(Osaka style is eaten with sauce, while Akashi style is eaten with dashi soup.) Either way, they are both lowed by all.
It is told that in mid 1930's, when octopus was easily caught in the inland sea, it was put in Osaka's takoyaki in order to copy the Akashi style.
Since there were many factories in downtown Osaka, teppan (griddle) were easily available.
With its smoky flavor from its dark sauce, the meal quickly spread amongst people of Osaka, and spread nationally by yatai, a mobile stand often seen at fairs.
Now there are three kinds of takoyaki - one with sauce, one without, and Akashiyaki.
Because of the depression, the "reasonable priced" takoyaki market has grown into a 150 billion yen market.
Takoyaki's filling, of course, includes, octopus.
60% of the world's octopus is consumed by Japanese, Kobe, Nara, Kyoto and Osaka - all in the Kansai area - are at the top of octopus consumption per household.
Kobe's consumption amounts to 150% of that of Tokyo's.
However, the amount of octopus caught in the inland sea is decreasing.
In 1963's great cold wave, the octopus catch was devastated and has only finally begun to come back in recent years.
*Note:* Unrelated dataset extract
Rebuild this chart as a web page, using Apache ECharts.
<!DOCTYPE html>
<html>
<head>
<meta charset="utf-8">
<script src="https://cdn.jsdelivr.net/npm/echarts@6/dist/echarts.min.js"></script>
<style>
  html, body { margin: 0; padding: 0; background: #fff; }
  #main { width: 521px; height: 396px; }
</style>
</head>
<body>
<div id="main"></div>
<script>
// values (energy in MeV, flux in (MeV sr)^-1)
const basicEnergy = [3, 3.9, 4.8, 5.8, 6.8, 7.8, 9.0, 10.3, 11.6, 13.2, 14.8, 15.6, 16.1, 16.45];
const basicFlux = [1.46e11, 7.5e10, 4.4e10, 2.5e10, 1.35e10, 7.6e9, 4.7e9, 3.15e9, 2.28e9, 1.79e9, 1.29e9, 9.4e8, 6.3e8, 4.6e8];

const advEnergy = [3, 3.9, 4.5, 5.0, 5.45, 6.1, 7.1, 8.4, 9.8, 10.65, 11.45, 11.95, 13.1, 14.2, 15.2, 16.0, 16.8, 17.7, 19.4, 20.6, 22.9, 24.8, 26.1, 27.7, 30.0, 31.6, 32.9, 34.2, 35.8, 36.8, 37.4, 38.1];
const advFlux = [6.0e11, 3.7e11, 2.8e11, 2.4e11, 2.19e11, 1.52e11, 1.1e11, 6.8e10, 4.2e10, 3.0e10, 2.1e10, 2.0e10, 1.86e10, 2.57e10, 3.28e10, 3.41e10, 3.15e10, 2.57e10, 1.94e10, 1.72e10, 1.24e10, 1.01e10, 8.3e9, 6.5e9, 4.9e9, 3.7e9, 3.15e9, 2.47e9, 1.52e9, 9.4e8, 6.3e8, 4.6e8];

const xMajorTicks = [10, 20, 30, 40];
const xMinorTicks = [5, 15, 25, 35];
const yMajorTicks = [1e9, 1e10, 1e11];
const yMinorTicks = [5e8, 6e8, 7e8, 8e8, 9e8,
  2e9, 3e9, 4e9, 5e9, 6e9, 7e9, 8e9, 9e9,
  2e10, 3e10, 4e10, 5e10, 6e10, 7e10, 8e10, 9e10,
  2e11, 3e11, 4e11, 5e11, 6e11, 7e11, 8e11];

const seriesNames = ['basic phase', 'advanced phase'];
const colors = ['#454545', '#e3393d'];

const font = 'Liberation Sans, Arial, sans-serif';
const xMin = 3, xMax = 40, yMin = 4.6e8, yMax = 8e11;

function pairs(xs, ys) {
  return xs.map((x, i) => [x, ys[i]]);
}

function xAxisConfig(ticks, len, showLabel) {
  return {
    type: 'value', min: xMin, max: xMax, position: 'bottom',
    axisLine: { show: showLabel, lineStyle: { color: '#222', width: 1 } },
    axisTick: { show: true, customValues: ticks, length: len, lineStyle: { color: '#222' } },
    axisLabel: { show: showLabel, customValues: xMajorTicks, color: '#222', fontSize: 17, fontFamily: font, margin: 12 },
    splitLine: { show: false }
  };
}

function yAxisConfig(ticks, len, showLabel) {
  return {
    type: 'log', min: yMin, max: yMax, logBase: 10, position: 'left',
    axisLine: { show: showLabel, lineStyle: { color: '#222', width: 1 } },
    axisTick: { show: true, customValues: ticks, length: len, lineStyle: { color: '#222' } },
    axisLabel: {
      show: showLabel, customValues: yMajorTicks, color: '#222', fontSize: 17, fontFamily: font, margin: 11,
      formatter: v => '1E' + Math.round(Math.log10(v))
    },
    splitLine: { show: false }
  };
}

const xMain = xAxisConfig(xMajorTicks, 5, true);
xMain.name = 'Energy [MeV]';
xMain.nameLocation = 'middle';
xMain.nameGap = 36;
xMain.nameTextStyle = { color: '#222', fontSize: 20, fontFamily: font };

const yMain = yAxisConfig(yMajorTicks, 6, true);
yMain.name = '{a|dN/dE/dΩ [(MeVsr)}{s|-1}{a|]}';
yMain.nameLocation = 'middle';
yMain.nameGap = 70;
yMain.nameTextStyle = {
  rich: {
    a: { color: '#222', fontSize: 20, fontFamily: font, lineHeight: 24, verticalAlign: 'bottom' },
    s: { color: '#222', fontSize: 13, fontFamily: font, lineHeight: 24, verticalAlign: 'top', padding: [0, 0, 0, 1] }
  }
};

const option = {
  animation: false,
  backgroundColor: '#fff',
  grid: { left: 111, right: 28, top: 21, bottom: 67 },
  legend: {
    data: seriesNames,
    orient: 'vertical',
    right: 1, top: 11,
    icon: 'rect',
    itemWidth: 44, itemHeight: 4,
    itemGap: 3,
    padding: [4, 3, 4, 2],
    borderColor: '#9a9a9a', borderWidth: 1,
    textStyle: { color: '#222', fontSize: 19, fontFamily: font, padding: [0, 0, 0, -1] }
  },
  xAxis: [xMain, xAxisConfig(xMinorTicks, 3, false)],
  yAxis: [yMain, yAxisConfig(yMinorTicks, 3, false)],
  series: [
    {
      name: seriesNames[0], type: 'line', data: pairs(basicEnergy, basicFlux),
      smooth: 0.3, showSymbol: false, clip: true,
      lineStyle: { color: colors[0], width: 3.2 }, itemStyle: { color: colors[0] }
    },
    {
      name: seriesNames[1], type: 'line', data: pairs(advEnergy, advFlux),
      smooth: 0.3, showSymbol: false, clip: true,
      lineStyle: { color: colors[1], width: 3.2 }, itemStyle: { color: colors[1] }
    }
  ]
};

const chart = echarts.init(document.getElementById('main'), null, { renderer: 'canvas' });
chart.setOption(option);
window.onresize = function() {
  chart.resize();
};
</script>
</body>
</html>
Since 1965, when octopus fishing off the shores of Western Africa was cultivated, frozen octopus from abroad was the main source.
Today, that constitutes up to 70% of today's consumption.
The imported octopus vs the domestic one sees a great price difference at today's market.
Of course, there is a difference in taste, too.
The octopus from Akashi, because of the strong current, is lean with hard to chew texture, which brings out the most flavor.
Takoyaki may be the next item that Japan exports as a "fast food" and distribute worldwide.